Ask HN: Is it possible to cut off the internet for ISIS occupied areas? - SePP
It seems a lot of coordination for attacks or recruiting is done through the web, why don&#x27;t we take that away? Is it that difficult to do? Or is it a bad idea?
======
seren
It is a double edge sword : some volunteers are still in contact with their
family at home via Skype or other mean. If you cut them off totally, you have
no hope of winning them back.

Another point is intel, there might not been a lot of sources in occupied
territories, but at least some of them are sending information, likely via
internet.

According to wikipedia [0], SOHR has 200 informants in Syria. It is not said
where exactly there are, but for example, there are reporting this morning
that 33 jihadists were killed last night in Rakka. Obviously this is coming
from someone in Rakka.

And lastly, there is also a large population of civilians in there, this is
why as far as now, no one is bombarding critical infrastructure like water,
electricity.

[0]
[https://en.wikipedia.org/wiki/Syrian_Observatory_for_Human_R...](https://en.wikipedia.org/wiki/Syrian_Observatory_for_Human_Rights)

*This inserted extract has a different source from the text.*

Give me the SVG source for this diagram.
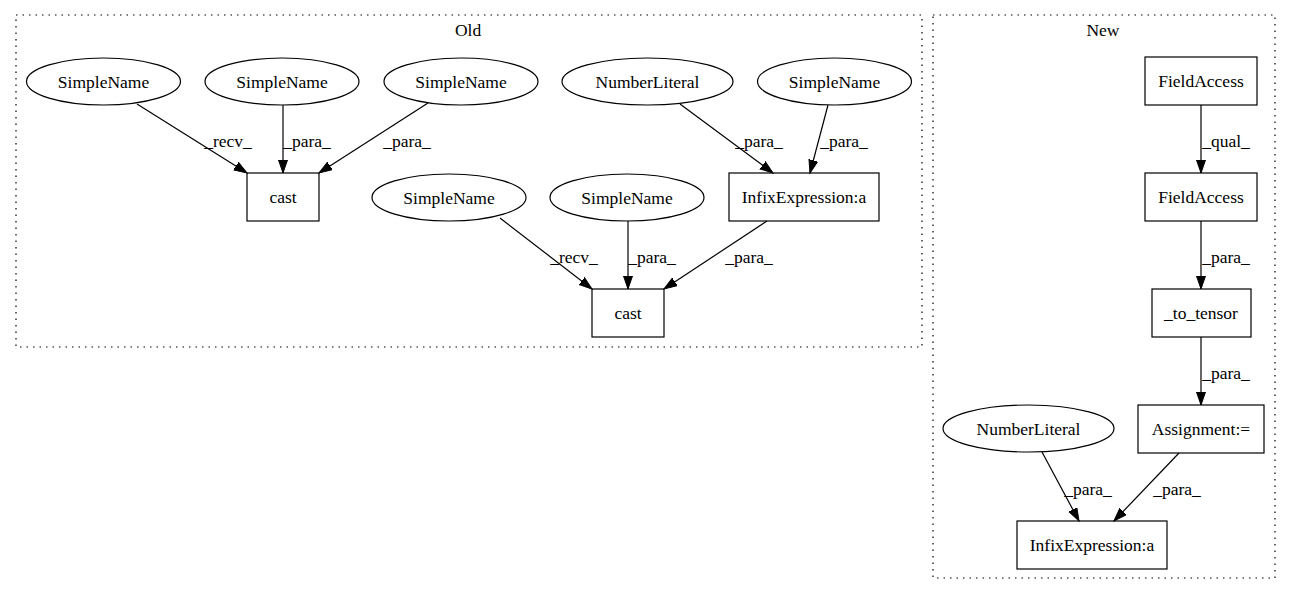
<svg xmlns="http://www.w3.org/2000/svg" width="1291" height="596" viewBox="0 0 1291 596">
<style>
text{font-family:"Liberation Serif","Times New Roman",serif;font-size:17.5px;fill:#000;text-anchor:middle}
.n{fill:none;stroke:#000;stroke-width:1.2}
.c{fill:none;stroke:#000;stroke-width:1.2;stroke-dasharray:1.5,5}
.e{fill:none;stroke:#000;stroke-width:1.2;marker-end:url(#ah)}
</style>
<defs>
<marker id="ah" markerUnits="userSpaceOnUse" markerWidth="15" markerHeight="11" refX="13" refY="5" orient="auto">
<path d="M0,0.5 L13,5 L0,9.5 z" fill="#000" stroke="#000" stroke-width="1"/>
</marker>
</defs>
<rect width="1291" height="596" fill="#fff"/>
<g id="cluster_old">
<rect class="c" x="16" y="15" width="906" height="332"/>
<text x="468" y="36">Old</text>
</g>
<g id="cluster_new">
<rect class="c" x="933" y="15" width="342" height="563"/>
<text x="1103" y="36">New</text>
</g>
<g id="connectors">
<path class="e" d="M137,104 L247,173"/>
<text x="228" y="147">_recv_</text>
<path class="e" d="M283,105 L283,173"/>
<text x="307" y="147">_para_</text>
<path class="e" d="M428,103 L319,173"/>
<text x="407" y="147">_para_</text>
<path class="e" d="M680,104 L773,173"/>
<text x="759" y="147">_para_</text>
<path class="e" d="M828,105 L810,173"/>
<text x="844" y="147">_para_</text>
<path class="e" d="M500,218 L592,289"/>
<text x="574" y="263">_recv_</text>
<path class="e" d="M628,221 L628,289"/>
<text x="652" y="263">_para_</text>
<path class="e" d="M767,221 L664,289"/>
<text x="749" y="263">_para_</text>
<path class="e" d="M1201,105 L1201,173"/>
<text x="1226" y="147">_qual_</text>
<path class="e" d="M1201,221 L1201,289"/>
<text x="1226" y="263">_para_</text>
<path class="e" d="M1201,337 L1201,405"/>
<text x="1226" y="379">_para_</text>
<path class="e" d="M1042,452 L1079,521"/>
<text x="1088" y="495">_para_</text>
<path class="e" d="M1179,453 L1114,521"/>
<text x="1177" y="495">_para_</text>
</g>
<g id="sn1"><ellipse class="n" cx="103.5" cy="81.5" rx="77" ry="23.5"/><text x="103.5" y="87.5">SimpleName</text></g>
<g id="sn2"><ellipse class="n" cx="282" cy="81.5" rx="77" ry="23.5"/><text x="282" y="87.5">SimpleName</text></g>
<g id="sn3"><ellipse class="n" cx="461" cy="81.5" rx="77" ry="23.5"/><text x="461" y="87.5">SimpleName</text></g>
<g id="cast1"><rect class="n" x="247" y="173" width="72" height="48"/><text x="283" y="203">cast</text></g>
<g id="nl_old"><ellipse class="n" cx="647.5" cy="81.5" rx="85.5" ry="23.5"/><text x="647.5" y="87.5">NumberLiteral</text></g>
<g id="sn6"><ellipse class="n" cx="834.5" cy="81.5" rx="77" ry="23.5"/><text x="834.5" y="87.5">SimpleName</text></g>
<g id="sn4"><ellipse class="n" cx="449" cy="197.5" rx="77" ry="23.5"/><text x="449" y="203.5">SimpleName</text></g>
<g id="sn5"><ellipse class="n" cx="627" cy="197.5" rx="77" ry="23.5"/><text x="627" y="203.5">SimpleName</text></g>
<g id="infix_old"><rect class="n" x="729" y="173" width="150" height="48"/><text x="804" y="203">InfixExpression:a</text></g>
<g id="cast2"><rect class="n" x="592" y="289" width="72" height="48"/><text x="628" y="319">cast</text></g>
<g id="fa1"><rect class="n" x="1145" y="57" width="112" height="48"/><text x="1201" y="87">FieldAccess</text></g>
<g id="fa2"><rect class="n" x="1145" y="173" width="112" height="48"/><text x="1201" y="203">FieldAccess</text></g>
<g id="to_tensor"><rect class="n" x="1152" y="289" width="99" height="48"/><text x="1201" y="319">_to_tensor</text></g>
<g id="assign"><rect class="n" x="1138" y="405" width="126" height="48"/><text x="1201" y="435">Assignment:=</text></g>
<g id="nl_new"><ellipse class="n" cx="1028.5" cy="428.5" rx="85.5" ry="23.5"/><text x="1028.5" y="434.5">NumberLiteral</text></g>
<g id="infix_new"><rect class="n" x="1017" y="521" width="150" height="48"/><text x="1092" y="551">InfixExpression:a</text></g>
</svg>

It might be technically possible but not necessarily a net gain in the end.

------
runjake
This is an awful idea.

ISIS uses the same infrastructure that innocent people use across multiple
countries (Syria, Turkey, Iraq, Lebanon, the EU, etc etc etc). They are not
isolated in caves using their own infrastructure.

------
anand_r31
Wouldn't a more connected world be better? Those suffering under Isis would
finally get a voice. Potential Isis recruits might find better opportunities
on the web... Imagine girls from Isis controlled states sitting at home
learning through Khan Academy. Just feel that the internet does more good than
bad.

------
brudgers
Go with your gut, it's a bad idea.